## BEGIN Data excerpts
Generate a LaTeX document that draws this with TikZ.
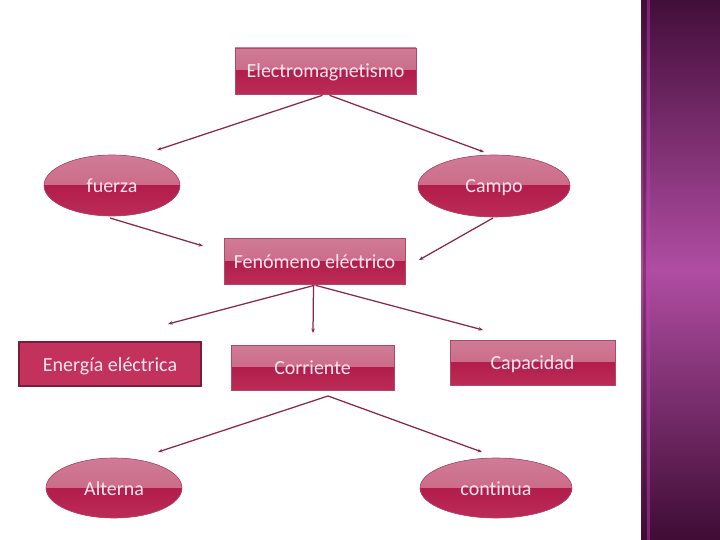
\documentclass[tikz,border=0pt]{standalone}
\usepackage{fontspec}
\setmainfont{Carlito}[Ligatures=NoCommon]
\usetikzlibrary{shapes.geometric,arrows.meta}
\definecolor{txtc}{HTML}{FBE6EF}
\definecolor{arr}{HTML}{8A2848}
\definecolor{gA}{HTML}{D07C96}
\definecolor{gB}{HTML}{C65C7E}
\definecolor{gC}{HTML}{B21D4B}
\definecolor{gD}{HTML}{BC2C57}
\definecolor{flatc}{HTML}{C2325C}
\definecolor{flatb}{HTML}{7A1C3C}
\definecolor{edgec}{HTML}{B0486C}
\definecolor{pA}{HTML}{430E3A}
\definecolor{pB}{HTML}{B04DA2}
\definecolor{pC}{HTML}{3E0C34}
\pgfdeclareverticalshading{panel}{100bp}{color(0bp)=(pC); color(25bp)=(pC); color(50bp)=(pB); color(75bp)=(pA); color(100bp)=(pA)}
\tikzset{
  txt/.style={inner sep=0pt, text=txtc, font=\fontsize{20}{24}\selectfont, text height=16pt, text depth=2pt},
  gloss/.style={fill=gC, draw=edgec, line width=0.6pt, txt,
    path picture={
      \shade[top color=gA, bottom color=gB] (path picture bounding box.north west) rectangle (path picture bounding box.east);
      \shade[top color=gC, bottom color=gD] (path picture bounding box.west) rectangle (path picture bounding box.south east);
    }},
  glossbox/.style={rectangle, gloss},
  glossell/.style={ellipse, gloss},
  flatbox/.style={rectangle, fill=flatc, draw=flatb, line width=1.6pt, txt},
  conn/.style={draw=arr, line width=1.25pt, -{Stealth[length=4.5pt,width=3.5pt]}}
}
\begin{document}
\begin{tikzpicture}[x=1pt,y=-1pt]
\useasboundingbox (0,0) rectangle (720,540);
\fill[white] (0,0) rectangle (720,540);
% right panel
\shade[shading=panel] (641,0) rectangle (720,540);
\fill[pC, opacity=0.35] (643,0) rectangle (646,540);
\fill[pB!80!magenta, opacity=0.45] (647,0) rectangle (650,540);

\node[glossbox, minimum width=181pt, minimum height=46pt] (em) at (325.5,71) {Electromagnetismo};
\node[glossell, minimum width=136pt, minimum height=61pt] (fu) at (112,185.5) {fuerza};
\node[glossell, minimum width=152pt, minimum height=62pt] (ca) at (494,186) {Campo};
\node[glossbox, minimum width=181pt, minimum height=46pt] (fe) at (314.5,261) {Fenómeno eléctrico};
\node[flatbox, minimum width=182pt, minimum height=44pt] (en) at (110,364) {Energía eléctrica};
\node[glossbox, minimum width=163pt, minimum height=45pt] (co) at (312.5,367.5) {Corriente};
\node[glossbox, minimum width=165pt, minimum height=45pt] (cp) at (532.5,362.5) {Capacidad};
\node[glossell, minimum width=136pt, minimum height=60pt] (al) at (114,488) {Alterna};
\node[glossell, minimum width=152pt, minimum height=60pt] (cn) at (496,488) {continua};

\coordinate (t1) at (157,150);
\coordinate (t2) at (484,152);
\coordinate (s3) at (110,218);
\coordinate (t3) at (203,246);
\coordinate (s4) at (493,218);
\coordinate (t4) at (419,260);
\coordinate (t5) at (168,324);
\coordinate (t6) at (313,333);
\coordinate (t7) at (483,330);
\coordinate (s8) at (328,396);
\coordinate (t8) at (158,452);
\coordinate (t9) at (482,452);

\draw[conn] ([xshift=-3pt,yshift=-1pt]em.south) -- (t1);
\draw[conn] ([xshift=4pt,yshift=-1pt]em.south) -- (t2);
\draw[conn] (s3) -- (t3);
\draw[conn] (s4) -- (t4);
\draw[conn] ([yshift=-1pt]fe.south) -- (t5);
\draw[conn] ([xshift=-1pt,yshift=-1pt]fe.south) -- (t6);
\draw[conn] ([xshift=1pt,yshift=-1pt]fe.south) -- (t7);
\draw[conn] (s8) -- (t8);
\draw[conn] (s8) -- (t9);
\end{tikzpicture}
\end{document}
## END Data excerpts
## BEGIN Data excerpts
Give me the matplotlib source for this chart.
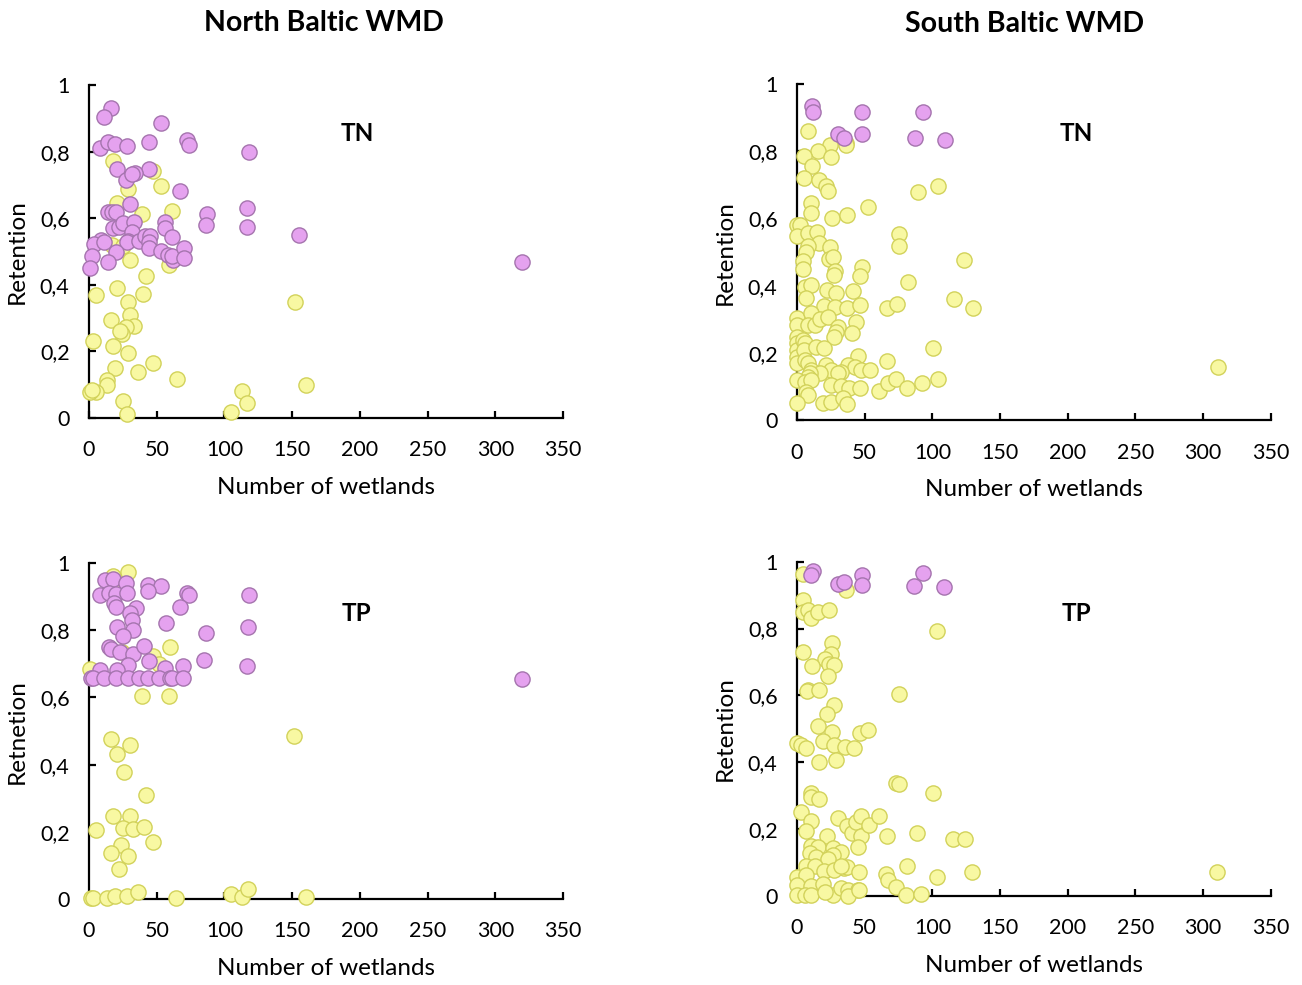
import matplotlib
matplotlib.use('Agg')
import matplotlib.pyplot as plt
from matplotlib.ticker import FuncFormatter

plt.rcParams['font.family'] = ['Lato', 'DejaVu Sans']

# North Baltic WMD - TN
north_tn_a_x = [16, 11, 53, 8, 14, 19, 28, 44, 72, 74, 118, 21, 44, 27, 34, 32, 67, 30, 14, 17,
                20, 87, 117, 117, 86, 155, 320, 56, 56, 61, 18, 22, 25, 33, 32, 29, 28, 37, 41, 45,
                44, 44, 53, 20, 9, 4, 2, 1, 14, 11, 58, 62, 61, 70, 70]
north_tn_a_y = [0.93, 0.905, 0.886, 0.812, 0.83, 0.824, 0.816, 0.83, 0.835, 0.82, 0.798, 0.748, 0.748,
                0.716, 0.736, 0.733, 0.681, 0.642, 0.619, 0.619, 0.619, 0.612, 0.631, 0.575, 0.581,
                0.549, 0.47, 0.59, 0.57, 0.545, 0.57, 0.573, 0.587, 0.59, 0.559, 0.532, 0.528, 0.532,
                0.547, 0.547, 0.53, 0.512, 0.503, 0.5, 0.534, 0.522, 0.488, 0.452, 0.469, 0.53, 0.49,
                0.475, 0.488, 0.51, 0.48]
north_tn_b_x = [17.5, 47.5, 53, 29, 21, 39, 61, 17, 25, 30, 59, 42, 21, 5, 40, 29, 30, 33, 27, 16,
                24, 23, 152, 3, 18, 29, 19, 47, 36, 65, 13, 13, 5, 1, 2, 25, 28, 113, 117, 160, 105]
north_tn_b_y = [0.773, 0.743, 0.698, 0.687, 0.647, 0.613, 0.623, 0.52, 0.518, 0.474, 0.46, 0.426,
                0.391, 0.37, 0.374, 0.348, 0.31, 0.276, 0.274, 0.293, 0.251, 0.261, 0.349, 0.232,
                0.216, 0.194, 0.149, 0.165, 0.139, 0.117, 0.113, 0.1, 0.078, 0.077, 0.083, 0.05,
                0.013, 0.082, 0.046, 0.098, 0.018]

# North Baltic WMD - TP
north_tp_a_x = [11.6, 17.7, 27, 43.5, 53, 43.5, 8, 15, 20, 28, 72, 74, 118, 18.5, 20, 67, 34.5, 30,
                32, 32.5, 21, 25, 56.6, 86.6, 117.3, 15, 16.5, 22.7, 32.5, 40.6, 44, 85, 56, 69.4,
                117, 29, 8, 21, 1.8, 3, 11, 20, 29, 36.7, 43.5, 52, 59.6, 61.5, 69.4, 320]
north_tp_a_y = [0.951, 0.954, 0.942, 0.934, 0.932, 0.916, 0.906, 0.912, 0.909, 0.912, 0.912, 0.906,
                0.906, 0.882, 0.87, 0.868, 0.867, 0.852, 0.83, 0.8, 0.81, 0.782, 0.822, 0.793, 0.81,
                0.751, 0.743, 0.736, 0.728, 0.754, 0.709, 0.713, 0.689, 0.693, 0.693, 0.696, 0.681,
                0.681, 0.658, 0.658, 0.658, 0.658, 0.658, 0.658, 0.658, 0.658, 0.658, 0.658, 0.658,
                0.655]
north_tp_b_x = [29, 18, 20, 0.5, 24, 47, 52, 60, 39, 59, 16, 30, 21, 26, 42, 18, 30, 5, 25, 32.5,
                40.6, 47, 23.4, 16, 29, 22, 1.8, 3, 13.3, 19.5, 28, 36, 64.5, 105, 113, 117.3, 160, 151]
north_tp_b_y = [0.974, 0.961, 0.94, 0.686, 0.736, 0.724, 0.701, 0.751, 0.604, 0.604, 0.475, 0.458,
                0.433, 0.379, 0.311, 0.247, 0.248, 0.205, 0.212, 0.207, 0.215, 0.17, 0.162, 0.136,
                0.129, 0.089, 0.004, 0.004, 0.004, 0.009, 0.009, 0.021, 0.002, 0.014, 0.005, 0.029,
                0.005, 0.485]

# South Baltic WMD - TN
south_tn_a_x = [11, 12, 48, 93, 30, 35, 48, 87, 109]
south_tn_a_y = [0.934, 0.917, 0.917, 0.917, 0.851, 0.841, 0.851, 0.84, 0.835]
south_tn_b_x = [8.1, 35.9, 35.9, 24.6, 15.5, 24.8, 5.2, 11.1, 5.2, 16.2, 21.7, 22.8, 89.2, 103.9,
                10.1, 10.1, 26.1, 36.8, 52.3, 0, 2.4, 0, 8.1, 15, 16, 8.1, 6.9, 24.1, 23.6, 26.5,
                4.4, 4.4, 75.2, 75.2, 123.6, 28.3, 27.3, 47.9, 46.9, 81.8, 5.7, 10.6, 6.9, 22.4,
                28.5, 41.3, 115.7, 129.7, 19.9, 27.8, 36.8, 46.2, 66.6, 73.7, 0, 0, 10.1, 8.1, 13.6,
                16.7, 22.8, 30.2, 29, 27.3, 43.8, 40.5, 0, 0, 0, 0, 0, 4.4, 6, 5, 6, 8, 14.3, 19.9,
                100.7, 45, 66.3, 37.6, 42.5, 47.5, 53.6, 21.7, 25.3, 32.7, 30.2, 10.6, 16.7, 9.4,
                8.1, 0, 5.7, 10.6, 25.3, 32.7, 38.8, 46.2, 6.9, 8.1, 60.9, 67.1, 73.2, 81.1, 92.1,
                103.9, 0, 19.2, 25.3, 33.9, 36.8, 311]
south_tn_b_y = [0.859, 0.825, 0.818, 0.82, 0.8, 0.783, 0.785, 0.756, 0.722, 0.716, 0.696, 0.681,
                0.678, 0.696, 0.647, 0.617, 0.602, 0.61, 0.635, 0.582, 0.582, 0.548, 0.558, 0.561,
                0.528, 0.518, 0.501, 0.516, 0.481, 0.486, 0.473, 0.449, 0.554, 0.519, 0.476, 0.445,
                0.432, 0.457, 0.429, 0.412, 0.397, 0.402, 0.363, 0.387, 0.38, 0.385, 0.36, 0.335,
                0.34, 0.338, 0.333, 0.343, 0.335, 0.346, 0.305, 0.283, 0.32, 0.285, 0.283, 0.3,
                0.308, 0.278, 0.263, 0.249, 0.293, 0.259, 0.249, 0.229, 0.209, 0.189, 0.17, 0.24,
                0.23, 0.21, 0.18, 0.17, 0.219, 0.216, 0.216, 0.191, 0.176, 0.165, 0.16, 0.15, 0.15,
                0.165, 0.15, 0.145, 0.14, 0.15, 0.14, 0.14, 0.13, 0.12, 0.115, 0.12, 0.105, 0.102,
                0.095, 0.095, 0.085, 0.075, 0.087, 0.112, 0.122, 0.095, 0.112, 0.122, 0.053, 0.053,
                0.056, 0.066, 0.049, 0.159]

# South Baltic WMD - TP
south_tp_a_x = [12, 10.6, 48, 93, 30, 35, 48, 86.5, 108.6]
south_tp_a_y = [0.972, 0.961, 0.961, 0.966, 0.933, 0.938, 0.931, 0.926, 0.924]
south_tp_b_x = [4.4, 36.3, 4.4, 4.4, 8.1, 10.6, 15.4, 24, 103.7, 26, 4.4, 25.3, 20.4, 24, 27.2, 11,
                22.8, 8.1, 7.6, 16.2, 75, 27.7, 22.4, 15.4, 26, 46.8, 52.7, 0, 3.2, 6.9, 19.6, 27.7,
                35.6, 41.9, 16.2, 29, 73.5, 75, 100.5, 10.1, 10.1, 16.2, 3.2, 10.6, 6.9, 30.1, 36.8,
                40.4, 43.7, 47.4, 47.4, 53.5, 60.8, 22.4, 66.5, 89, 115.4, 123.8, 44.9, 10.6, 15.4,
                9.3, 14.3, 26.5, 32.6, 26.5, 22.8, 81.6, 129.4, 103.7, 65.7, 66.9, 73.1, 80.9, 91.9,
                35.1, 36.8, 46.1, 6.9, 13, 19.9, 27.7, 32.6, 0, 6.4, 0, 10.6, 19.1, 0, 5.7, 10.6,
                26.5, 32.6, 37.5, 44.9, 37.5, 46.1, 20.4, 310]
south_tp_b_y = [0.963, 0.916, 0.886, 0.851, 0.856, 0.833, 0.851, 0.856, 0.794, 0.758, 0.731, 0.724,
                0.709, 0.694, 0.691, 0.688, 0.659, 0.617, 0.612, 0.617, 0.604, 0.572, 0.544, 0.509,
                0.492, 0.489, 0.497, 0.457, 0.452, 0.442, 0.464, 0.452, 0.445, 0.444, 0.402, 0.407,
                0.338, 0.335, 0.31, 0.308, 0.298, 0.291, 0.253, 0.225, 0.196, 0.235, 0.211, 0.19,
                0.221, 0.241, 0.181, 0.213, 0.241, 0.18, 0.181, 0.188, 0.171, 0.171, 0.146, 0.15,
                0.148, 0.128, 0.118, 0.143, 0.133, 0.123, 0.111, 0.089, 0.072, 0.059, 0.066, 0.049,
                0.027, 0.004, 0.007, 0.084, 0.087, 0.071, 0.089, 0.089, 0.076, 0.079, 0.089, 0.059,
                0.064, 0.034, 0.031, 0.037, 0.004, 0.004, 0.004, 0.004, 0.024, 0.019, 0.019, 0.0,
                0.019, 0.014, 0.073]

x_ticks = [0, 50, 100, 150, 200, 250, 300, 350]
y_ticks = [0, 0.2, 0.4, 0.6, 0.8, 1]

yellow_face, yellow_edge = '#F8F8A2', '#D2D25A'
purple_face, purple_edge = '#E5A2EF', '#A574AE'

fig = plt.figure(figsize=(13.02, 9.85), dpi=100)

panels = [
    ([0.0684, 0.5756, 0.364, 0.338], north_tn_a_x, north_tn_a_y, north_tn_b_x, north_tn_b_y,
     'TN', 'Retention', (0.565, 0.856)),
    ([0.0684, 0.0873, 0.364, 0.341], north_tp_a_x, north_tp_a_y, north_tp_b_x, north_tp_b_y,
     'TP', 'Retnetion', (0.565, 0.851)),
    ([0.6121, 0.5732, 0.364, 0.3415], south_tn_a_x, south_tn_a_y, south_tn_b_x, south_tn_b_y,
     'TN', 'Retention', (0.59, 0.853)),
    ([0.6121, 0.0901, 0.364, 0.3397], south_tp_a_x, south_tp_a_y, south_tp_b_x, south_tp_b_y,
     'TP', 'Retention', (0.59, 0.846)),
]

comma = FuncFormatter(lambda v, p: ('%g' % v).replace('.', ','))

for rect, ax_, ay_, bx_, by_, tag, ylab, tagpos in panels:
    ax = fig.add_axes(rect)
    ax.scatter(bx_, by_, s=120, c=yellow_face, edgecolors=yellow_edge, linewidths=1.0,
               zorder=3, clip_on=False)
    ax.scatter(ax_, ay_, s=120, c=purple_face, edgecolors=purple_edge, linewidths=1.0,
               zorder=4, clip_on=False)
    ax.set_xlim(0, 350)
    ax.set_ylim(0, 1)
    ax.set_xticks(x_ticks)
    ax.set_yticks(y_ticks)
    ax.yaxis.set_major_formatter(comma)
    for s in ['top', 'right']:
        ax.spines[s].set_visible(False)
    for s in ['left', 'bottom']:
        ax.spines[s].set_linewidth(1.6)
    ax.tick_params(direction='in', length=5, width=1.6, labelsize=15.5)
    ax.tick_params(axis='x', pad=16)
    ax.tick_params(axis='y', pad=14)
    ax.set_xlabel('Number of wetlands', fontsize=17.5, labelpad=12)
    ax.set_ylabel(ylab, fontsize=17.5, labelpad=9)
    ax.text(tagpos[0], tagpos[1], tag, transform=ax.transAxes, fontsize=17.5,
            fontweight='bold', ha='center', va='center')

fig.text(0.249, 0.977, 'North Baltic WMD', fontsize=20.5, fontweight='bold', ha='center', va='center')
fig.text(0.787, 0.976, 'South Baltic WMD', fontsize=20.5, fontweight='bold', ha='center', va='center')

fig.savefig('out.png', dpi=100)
## END Data excerpts
## BEGIN Data excerpts
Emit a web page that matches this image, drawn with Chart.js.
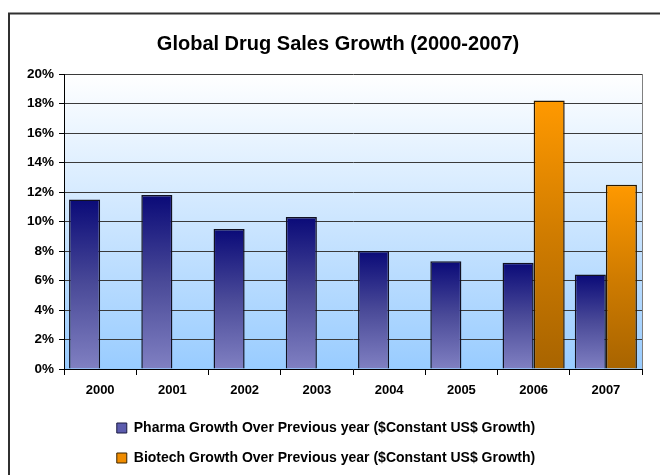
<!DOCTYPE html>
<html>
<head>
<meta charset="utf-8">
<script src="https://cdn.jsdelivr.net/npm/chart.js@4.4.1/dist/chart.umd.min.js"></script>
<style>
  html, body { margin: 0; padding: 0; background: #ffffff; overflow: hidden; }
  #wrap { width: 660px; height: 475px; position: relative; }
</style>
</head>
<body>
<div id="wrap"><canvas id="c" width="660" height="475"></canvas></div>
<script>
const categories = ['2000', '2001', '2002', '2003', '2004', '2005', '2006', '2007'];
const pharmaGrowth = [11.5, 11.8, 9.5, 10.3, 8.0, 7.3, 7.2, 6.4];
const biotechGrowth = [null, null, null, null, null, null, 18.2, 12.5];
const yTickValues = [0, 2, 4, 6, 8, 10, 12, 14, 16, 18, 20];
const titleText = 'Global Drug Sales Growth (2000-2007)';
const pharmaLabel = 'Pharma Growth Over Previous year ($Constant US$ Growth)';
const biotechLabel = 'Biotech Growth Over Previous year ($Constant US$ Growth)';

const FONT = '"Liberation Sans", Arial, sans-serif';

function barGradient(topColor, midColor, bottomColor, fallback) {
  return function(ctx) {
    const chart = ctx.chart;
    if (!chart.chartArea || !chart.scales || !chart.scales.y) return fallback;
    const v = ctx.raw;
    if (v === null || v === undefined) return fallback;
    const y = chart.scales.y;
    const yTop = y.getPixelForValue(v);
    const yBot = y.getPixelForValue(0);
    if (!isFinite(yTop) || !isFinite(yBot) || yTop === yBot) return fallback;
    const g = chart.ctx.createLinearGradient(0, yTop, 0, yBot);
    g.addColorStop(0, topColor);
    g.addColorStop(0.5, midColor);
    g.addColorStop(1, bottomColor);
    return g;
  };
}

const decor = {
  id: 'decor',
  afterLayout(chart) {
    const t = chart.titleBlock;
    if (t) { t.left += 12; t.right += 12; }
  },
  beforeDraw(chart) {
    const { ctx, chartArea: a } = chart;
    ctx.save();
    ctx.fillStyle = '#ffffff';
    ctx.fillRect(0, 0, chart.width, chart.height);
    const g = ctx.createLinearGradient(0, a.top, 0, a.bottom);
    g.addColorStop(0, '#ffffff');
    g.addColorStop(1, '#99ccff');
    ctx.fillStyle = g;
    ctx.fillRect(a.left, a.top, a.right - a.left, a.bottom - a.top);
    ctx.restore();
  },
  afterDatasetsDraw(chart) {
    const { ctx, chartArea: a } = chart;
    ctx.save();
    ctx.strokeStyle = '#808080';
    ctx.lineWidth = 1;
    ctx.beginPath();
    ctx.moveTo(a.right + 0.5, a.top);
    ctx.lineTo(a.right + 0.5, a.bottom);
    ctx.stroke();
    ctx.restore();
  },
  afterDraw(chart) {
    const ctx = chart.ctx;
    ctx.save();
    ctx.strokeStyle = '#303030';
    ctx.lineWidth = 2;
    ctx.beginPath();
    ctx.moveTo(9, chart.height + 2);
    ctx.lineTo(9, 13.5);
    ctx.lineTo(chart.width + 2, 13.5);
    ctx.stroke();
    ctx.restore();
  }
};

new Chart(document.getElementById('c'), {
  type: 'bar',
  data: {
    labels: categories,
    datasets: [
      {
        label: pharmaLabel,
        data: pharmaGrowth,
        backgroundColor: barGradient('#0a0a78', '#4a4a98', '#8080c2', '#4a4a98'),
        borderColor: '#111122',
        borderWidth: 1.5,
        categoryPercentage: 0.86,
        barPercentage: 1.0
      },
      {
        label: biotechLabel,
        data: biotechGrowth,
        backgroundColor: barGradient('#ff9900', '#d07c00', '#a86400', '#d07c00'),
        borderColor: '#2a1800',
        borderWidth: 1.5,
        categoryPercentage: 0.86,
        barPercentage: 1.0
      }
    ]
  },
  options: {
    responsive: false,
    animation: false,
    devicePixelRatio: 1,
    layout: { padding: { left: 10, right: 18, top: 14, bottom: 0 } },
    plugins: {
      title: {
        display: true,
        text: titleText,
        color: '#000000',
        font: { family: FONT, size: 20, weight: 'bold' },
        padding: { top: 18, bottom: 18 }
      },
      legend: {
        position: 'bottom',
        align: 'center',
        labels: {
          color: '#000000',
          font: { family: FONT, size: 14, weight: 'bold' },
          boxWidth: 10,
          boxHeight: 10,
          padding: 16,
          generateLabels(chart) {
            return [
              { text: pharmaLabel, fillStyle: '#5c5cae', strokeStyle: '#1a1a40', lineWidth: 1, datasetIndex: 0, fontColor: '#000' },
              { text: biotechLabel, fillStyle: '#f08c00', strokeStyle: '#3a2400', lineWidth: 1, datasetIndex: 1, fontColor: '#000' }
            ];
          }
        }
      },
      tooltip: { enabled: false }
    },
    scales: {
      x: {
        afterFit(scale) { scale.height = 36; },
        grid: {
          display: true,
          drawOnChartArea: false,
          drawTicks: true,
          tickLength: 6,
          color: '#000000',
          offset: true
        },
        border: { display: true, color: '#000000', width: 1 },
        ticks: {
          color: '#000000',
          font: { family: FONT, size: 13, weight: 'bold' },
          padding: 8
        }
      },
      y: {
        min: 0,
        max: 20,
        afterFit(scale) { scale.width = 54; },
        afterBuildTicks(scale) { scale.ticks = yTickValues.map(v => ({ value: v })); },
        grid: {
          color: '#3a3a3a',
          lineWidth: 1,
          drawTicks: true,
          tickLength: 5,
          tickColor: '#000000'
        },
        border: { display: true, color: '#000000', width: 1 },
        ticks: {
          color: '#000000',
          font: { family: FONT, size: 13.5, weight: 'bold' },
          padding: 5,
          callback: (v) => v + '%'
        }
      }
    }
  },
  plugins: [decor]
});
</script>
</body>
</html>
## END Data excerpts
### Objective
Retype only the lines above from the one with "Give me the matplotlib source for this chart." through the one with "plt.rcParams['font.family'] = ['Lato', 'DejaVu", exactly and with both ends. Images stay out.

### In response
Give me the matplotlib source for this chart.
import matplotlib
matplotlib.use('Agg')
import matplotlib.pyplot as plt
from matplotlib.ticker import FuncFormatter

plt.rcParams['font.family'] = ['Lato', 'DejaVu Sans']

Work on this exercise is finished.